**Requirements:** Exact reproduction is required for the lines bounded by the one containing "Write the React, TypeScript" and the one containing "const stepDays = 11;", both bounds included. Print them without any pictures.

**Provided information:**
Start
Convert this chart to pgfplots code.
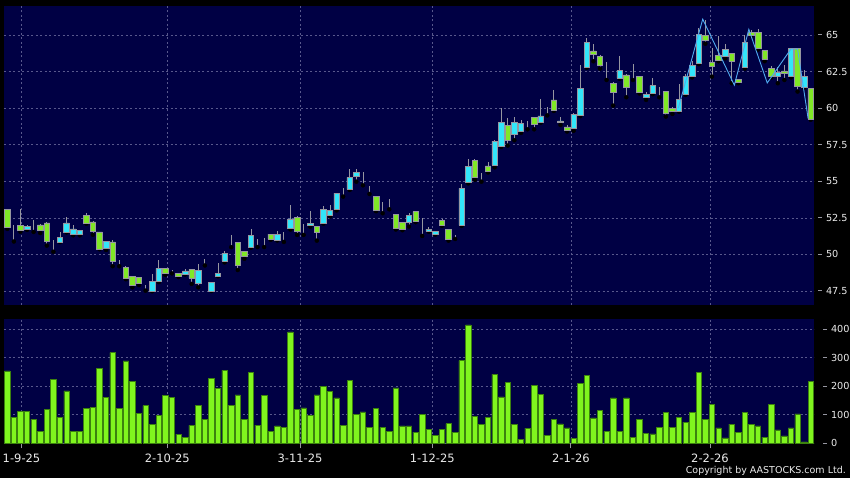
End
Start
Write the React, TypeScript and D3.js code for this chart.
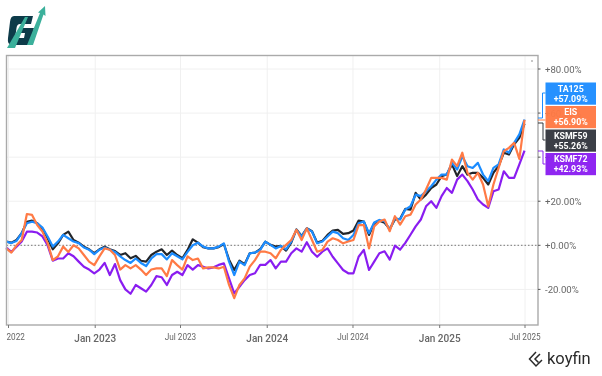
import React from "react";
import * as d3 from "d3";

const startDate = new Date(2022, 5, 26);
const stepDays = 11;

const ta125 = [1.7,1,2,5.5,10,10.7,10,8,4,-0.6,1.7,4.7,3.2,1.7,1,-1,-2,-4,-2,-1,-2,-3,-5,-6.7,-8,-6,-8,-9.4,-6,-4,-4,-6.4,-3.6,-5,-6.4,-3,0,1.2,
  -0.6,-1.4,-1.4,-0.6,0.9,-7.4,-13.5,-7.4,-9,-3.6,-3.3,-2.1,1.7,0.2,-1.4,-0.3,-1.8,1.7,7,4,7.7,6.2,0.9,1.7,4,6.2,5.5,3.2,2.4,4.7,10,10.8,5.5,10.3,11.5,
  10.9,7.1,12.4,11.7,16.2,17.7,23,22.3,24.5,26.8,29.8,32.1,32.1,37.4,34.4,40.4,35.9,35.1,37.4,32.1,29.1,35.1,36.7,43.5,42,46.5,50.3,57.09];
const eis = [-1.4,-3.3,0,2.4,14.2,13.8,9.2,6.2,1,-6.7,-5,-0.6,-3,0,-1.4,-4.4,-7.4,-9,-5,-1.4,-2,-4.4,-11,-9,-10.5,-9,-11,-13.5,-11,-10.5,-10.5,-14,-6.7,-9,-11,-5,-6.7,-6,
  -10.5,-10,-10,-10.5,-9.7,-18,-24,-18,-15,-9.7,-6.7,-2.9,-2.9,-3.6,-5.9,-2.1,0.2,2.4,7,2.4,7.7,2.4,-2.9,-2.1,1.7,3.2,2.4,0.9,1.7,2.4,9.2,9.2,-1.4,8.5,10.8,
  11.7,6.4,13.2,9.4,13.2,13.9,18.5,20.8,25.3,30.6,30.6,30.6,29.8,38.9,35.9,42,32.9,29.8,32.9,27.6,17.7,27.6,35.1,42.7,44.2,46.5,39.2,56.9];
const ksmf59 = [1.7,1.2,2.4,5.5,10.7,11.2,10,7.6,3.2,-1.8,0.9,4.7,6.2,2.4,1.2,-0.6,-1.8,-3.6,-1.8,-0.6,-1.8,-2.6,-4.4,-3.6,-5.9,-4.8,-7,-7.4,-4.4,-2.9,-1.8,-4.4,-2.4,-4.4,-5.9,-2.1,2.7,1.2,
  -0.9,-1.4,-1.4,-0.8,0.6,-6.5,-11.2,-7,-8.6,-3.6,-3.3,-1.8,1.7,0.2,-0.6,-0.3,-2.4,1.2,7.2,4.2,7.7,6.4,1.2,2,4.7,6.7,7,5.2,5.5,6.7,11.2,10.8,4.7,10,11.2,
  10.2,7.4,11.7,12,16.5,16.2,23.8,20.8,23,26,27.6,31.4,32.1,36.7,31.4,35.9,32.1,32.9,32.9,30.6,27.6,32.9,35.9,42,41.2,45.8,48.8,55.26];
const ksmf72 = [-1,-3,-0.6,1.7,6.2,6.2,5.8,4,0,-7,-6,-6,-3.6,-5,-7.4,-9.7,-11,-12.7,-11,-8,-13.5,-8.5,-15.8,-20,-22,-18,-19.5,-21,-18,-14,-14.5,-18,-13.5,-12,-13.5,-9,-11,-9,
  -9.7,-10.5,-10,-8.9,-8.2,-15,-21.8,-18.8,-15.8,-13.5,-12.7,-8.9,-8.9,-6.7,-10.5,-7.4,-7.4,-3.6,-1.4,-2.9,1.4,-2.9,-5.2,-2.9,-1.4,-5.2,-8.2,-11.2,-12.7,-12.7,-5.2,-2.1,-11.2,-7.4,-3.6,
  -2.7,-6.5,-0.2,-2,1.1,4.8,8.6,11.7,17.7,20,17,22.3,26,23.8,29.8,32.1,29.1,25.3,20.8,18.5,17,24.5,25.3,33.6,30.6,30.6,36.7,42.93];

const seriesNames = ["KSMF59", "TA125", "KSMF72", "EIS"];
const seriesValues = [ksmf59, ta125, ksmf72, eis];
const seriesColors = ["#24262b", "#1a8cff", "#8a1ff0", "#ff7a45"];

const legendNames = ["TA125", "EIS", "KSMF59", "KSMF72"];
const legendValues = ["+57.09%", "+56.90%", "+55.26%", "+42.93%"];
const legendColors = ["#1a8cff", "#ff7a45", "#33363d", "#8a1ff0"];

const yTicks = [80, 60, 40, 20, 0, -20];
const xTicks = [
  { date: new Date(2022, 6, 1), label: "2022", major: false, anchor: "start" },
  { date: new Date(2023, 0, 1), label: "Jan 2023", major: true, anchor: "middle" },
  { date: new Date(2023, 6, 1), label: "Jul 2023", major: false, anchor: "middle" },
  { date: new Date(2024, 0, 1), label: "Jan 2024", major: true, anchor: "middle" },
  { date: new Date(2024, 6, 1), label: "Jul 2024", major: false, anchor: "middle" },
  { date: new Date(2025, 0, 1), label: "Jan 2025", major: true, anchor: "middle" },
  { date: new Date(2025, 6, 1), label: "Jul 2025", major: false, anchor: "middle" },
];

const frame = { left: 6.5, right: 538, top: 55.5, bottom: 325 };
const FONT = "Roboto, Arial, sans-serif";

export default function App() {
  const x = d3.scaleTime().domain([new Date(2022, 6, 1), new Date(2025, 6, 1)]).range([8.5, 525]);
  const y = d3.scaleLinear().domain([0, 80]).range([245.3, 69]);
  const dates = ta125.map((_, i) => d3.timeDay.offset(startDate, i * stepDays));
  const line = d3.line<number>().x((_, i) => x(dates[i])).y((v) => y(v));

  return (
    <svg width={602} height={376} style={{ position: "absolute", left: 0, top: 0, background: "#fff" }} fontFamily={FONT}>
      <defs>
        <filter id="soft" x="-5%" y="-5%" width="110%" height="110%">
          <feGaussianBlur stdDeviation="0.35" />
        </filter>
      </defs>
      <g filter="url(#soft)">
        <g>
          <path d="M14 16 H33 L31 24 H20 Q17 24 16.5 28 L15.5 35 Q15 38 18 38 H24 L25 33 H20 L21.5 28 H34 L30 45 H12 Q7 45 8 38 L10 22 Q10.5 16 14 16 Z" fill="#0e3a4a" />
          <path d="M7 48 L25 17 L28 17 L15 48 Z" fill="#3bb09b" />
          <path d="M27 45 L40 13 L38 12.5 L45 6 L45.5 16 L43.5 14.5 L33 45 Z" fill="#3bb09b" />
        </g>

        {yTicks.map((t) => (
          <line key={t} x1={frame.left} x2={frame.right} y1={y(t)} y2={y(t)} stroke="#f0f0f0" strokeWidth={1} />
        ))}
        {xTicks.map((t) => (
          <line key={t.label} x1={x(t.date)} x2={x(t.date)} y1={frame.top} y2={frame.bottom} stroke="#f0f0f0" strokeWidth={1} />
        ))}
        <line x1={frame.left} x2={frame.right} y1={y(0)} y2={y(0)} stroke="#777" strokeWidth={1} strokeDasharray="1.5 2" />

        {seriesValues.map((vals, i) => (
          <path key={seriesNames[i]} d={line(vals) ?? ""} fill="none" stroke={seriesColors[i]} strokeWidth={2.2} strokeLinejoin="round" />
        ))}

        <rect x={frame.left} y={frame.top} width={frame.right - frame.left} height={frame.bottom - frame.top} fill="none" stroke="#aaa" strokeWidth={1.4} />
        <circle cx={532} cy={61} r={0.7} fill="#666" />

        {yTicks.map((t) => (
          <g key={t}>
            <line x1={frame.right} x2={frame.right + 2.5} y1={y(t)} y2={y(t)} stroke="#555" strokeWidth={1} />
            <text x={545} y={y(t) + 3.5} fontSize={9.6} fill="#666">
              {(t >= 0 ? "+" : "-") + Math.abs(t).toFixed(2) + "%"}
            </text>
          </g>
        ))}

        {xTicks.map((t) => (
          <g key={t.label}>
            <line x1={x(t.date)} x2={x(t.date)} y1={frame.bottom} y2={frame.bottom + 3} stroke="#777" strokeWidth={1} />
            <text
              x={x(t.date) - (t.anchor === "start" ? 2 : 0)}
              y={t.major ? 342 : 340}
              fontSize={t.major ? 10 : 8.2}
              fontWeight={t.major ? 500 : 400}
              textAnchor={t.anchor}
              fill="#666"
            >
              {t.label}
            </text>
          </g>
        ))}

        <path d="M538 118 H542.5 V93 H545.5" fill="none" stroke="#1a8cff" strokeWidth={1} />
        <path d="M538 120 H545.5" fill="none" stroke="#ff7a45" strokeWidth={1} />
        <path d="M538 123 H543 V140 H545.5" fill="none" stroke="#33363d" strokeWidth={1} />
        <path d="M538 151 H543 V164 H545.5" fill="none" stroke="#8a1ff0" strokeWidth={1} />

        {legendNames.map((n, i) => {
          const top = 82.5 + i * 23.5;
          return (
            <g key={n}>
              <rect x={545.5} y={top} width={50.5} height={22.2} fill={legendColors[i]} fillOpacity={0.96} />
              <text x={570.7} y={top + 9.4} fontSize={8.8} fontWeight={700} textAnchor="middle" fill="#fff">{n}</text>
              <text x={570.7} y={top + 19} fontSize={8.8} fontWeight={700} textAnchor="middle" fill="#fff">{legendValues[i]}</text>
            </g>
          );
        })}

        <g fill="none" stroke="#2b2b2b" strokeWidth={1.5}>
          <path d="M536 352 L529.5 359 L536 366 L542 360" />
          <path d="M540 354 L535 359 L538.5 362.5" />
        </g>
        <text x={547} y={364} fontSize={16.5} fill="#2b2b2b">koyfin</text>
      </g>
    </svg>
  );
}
End
**Expected answer:**
Write the React, TypeScript and D3.js code for this chart.
import React from "react";
import * as d3 from "d3";

const startDate = new Date(2022, 5, 26);
const stepDays = 11;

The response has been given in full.